Berjuang dengan orang-orang besar bukan berarti kita akan menjadi besar seperti mereka yang besar. Justru di sinilah tersimpan keikhlasan sejati. Di saat Abu Thalhah berjuang dengan Rasulullah s.a.w, tak sekalipun dia absen dari jihad. Kemudian dilanjutkan jihad pada masa Abu Bakar dan Umar. Tapi Abu Thalhah harus mengakhiri hidupnya di sebuah jazirah yang jauh dari kenangan manusia. Bahkan namanyapun tidak seharum nama-nama mujahid lain seperti Khalid bin Walid misalnya.
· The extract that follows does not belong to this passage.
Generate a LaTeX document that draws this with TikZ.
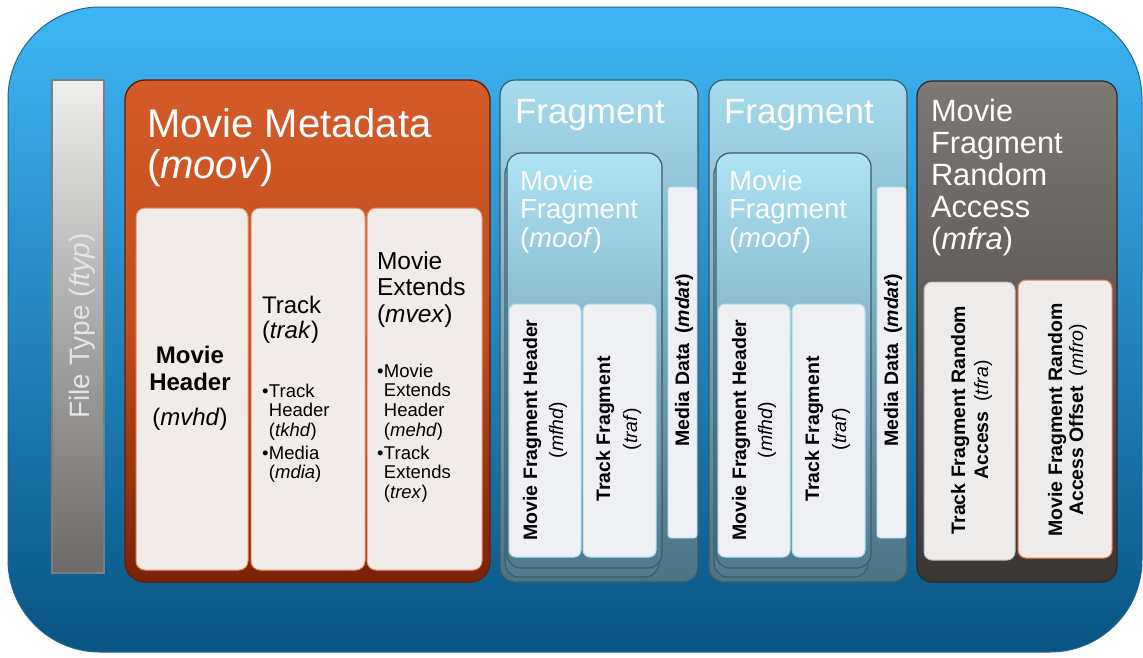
\documentclass[tikz,border=0pt]{standalone}
\usepackage{fontspec}
\setmainfont{Liberation Sans}
\definecolor{outerTop}{HTML}{3EB6F5}
\definecolor{outerBot}{HTML}{085484}
\definecolor{outerEdge}{HTML}{1E6690}
\definecolor{ftypTop}{HTML}{EEEEEC}
\definecolor{ftypMid}{HTML}{A9A8A6}
\definecolor{ftypBot}{HTML}{6C6A68}
\definecolor{ftypEdge}{HTML}{7E7C7A}
\definecolor{ftypText}{HTML}{E4E4E4}
\definecolor{moovTop}{HTML}{D55B29}
\definecolor{moovMid}{HTML}{C04C1C}
\definecolor{moovBot}{HTML}{7A2208}
\definecolor{moovEdge}{HTML}{6A1C05}
\definecolor{moovCell}{HTML}{F1ECE9}
\definecolor{moovCellEdge}{HTML}{E8926A}
\definecolor{fragTop}{HTML}{A6DBEF}
\definecolor{fragBot}{HTML}{4A7384}
\definecolor{fragEdge}{HTML}{3E5A66}
\definecolor{moofTop}{HTML}{AEE4F6}
\definecolor{moofBot}{HTML}{4E7A8C}
\definecolor{fragCell}{HTML}{EEF0F3}
\definecolor{fragCellEdge}{HTML}{B0DDF0}
\definecolor{mfraTop}{HTML}{7E7975}
\definecolor{mfraBot}{HTML}{3A3634}
\definecolor{mfraEdge}{HTML}{2C2927}
\definecolor{mfraCell}{HTML}{EEECEB}
\definecolor{mfraCellEdge}{HTML}{BDB8B4}
\definecolor{mfroEdge}{HTML}{F07A40}
\newcommand\fs[2]{\fontsize{#1}{#2}\selectfont}
\newcommand\lns[2]{\begin{tabular}[t]{@{}#1@{}}#2\end{tabular}}
\begin{document}
\begin{tikzpicture}[x=1pt,y=-1pt,
  txt/.style={inner sep=0pt,outer sep=0pt},
  white/.style={txt,text=white},
  dark/.style={txt,text=black},
  moovcell/.style={fill=moovCell,draw=moovCellEdge,line width=1,rounded corners=9},
  fragbox/.style={top color=fragTop,bottom color=fragBot,draw=fragEdge,line width=1.2,rounded corners=15},
  moofbox/.style={top color=moofTop,bottom color=moofBot,draw=fragEdge,line width=1.2,rounded corners=14},
  mdatbar/.style={fill=fragCell,draw=fragCellEdge,line width=0.8,rounded corners=3},
  fragcell/.style={fill=fragCell,draw=fragCellEdge,line width=1,rounded corners=7},
  mfracell/.style={fill=mfraCell,draw=mfraCellEdge,line width=1,rounded corners=8},
]
\useasboundingbox (0,0) rectangle (1143,657);
% outer container
\path[top color=outerTop,bottom color=outerBot,draw=outerEdge,line width=1,rounded corners=92] (8,7) rectangle (1142,652);
% file type bar
\path[top color=ftypTop,bottom color=ftypBot,middle color=ftypMid,draw=ftypEdge,line width=1.2] (52,80) rectangle (104,573);
\node[txt,text=ftypText,rotate=90,anchor=base,font=\fs{28}{30}] (ftyp) at (89,326) {File Type (\textit{ftyp})};
% movie metadata
\path[top color=moovTop,bottom color=moovBot,middle color=moovMid,draw=moovEdge,line width=1.4,rounded corners=20] (125,80) rectangle (490,582);
\foreach \a/\b in {136/248,251/365,367/482} \path[moovcell] (\a,208) rectangle (\b,570);
\node[white,anchor=base west,font=\fs{40}{41}] (moovt1) at (147,137) {Movie Metadata};
\node[white,anchor=base west,font=\fs{40}{41}] (moovt2) at (147,178) {(\textit{moov})};
\node[dark,anchor=base,font=\fs{24}{27}] (mvhd) at (190,363) {\lns{c}{\textbf{Movie}\\\textbf{Header}\\[8pt](\textit{mvhd})}};
\node[dark,anchor=base west,font=\fs{24}{25.5}] (trak) at (262,313) {\lns{l}{Track\\(\textit{trak})}};
\node[dark,anchor=base west,font=\fs{18.5}{19.5}] (trakl) at (262,397) {\begin{tabular}[t]{@{}l@{\hspace{0.5pt}}l@{}}•&Track\\&Header\\&(\textit{tkhd})\\[3.5pt]•&Media\\&(\textit{mdia})\end{tabular}};
\node[dark,anchor=base west,font=\fs{24.5}{26.5}] (mvex) at (377,269) {\lns{l}{Movie\\Extends\\(\textit{mvex})}};
\node[dark,anchor=base west,font=\fs{18.5}{19.7}] (mvexl) at (377,377) {\begin{tabular}[t]{@{}l@{\hspace{0.5pt}}l@{}}•&Movie\\&Extends\\&Header\\&(\textit{mehd})\\[3.3pt]•&Track\\&Extends\\&(\textit{trex})\end{tabular}};
% fragments
\foreach \o in {0,209}{
\begin{scope}[xshift=\o]
\path[fragbox] (500,80) rectangle (698,582);
\path[moofbox] (505,160) rectangle (659,577);
\path[moofbox] (507,153) rectangle (662,568);
\path[mdatbar] (668,187) rectangle (697,538);
\path[fragcell] (509,304) rectangle (581,557);
\path[fragcell] (583,304) rectangle (656,557);
\node[white,anchor=base west,font=\fs{35}{36}] (fragt\o) at (515,123) {Fragment};
\node[white,anchor=base west,font=\fs{27.6}{28.5}] (moof\o) at (520,190) {\lns{l}{Movie\\Fragment\\(\textit{moof})}};
\node[dark,rotate=90,anchor=base,font=\fs{19.5}{26}] (mfhd\o) at (537,430) {\lns{c}{\textbf{Movie Fragment Header}\\(\textit{mfhd})}};
\node[dark,rotate=90,anchor=base,font=\fs{19.5}{27}] (traf\o) at (610,429) {\lns{c}{\textbf{Track Fragment}\\(\textit{traf})}};
\node[dark,rotate=90,anchor=base,font=\fs{19.5}{21}] (mdat\o) at (689,360) {\textbf{Media Data\enspace(\textit{mdat})}};
\end{scope}}
% movie fragment random access
\path[top color=mfraTop,bottom color=mfraBot,draw=mfraEdge,line width=1.2,rounded corners=15] (917,81) rectangle (1117,582);
\path[mfracell] (924,282) rectangle (1015,560);
\path[mfracell,draw=mfroEdge] (1018,280) rectangle (1112,558);
\node[white,anchor=base west,font=\fs{30.8}{32}] (mfra) at (931,121) {\lns{l}{Movie\\Fragment\\Random\\Access\\(\textit{mfra})}};
\node[dark,rotate=90,anchor=base,font=\fs{19.5}{23}] (tfra) at (965,420) {\lns{c}{\textbf{Track Fragment Random}\\\textbf{Access}\enspace(\textit{tfra})}};
\node[dark,rotate=90,anchor=base,font=\fs{19.5}{21}] (mfro) at (1062,420) {\lns{c}{\textbf{Movie Fragment Random}\\\textbf{Access Offset}\enspace(\textit{mfro})}};
\end{tikzpicture}
\end{document}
Perjuangan dan ibadah tidak mengenal usia. Maka perjuangan ini tak boleh dihentikan oleh siapapun, apapun dan keadaan yang bagaimanapun jua. Dan tentunya tiada pension dalam perjuangan dan pengorbanan menggapai surga.
Dan karena jihad harus diukir diatas keikhlasan, maka jihad harus dijauhkan dari segala warna keterjerumusan, dikarenakan kesenangan sesaat berupa pujian manusia dan kenangan sejarah.
Popularitas tidak dilarang, tapi yang dilarang jika hal tersebut menjadi tujuan utama yang akan menutupi keikhlasan kita. Wallahu A’lam bishawab.
Saudaraku,
Mari kita pupuk semangat kita dalam berubudiyah, berjuang dan berkorban di jalan-Nya, walau pun tidak sekuat semangat Abu Thalhah, mudah-mudahan semangatnya dapat kita warisi dari sahabat agung ini.
Bagi yang merasa lelah dan letih dalam berjuang. Bagi yang semangatnya memudar menggapai surga. Bagi yang mengharapkan pamrih duniawi dari perjuangan dan dakwahnya. Bagi yang mudah berputus asa dari rahmat-Nya. Belajarlah dari sosok Abu Thalhah. Yang mengirim pesan kepada kita, “Usia boleh uzur, tapi semangat berjuang tak boleh luntur. Wallahu A’lam bishawab.